[Rows from a dataset of charts and code]

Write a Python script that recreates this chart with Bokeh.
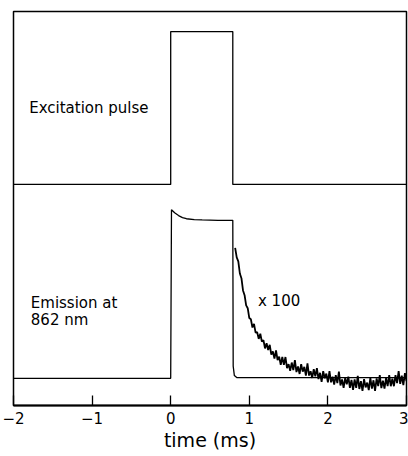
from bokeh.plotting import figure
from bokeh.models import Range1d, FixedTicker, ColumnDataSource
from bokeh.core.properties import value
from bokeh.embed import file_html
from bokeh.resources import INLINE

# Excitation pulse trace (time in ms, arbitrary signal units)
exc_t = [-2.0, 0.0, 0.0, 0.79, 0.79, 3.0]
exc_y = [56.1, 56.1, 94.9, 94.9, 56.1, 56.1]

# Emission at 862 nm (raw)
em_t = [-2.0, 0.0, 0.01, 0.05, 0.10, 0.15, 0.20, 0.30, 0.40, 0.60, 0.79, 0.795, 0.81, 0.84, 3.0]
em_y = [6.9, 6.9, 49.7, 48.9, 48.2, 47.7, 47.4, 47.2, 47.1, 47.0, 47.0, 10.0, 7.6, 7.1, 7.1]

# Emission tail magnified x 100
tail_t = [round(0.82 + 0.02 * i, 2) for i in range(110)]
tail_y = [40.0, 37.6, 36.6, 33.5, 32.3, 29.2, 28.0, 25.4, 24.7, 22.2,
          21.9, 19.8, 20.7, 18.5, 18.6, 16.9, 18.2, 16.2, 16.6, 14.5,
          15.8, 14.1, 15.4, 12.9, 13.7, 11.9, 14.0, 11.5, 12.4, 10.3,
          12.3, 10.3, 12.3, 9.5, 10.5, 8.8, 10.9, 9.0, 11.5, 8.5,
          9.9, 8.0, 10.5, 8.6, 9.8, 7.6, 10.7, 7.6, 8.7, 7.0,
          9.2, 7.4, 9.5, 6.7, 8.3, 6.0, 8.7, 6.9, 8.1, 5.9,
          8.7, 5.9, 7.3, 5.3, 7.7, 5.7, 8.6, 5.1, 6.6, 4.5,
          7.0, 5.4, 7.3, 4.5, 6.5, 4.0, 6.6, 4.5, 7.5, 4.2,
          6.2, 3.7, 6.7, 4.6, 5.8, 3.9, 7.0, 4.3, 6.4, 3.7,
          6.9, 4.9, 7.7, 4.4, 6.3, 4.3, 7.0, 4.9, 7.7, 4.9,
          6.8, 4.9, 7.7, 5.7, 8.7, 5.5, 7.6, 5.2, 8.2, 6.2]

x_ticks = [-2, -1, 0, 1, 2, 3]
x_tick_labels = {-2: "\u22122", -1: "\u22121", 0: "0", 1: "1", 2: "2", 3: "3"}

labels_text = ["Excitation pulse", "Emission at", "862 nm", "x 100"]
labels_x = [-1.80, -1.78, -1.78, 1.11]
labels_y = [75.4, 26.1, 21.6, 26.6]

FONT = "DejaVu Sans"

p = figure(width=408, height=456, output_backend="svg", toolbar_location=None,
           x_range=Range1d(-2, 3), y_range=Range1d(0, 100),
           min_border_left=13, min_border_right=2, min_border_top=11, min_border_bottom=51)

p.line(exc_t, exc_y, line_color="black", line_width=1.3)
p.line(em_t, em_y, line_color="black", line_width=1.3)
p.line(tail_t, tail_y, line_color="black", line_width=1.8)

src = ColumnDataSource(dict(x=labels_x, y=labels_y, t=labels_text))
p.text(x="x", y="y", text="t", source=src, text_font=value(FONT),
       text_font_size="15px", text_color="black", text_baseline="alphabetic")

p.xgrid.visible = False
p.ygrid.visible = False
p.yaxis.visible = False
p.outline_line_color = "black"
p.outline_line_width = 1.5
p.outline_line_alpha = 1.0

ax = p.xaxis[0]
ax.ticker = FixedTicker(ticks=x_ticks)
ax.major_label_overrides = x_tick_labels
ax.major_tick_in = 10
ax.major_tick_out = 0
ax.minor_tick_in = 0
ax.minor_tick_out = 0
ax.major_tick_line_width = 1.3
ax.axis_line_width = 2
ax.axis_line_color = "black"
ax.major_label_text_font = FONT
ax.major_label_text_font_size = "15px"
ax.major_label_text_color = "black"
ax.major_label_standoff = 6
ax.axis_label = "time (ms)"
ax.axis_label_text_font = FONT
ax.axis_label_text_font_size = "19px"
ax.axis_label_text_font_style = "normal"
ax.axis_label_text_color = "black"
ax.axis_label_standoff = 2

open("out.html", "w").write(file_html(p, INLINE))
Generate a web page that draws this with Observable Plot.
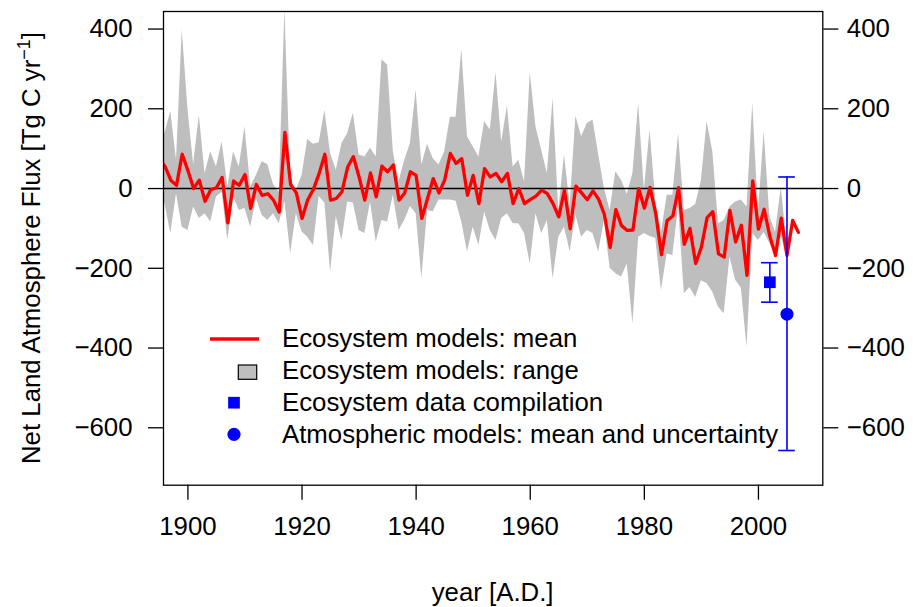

# Problem statement
Return, unchanged, the lines from the first line of the material through the line that holds "exc_y = [56.1, 56.1, 94.9, 94.9, 56.1, 56.1]", inclusive, omitting pictures.

# Result of the task
Write a Python script that recreates this chart with Bokeh.
from bokeh.plotting import figure
from bokeh.models import Range1d, FixedTicker, ColumnDataSource
from bokeh.core.properties import value
from bokeh.embed import file_html
from bokeh.resources import INLINE

# Excitation pulse trace (time in ms, arbitrary signal units)
exc_t = [-2.0, 0.0, 0.0, 0.79, 0.79, 3.0]
exc_y = [56.1, 56.1, 94.9, 94.9, 56.1, 56.1]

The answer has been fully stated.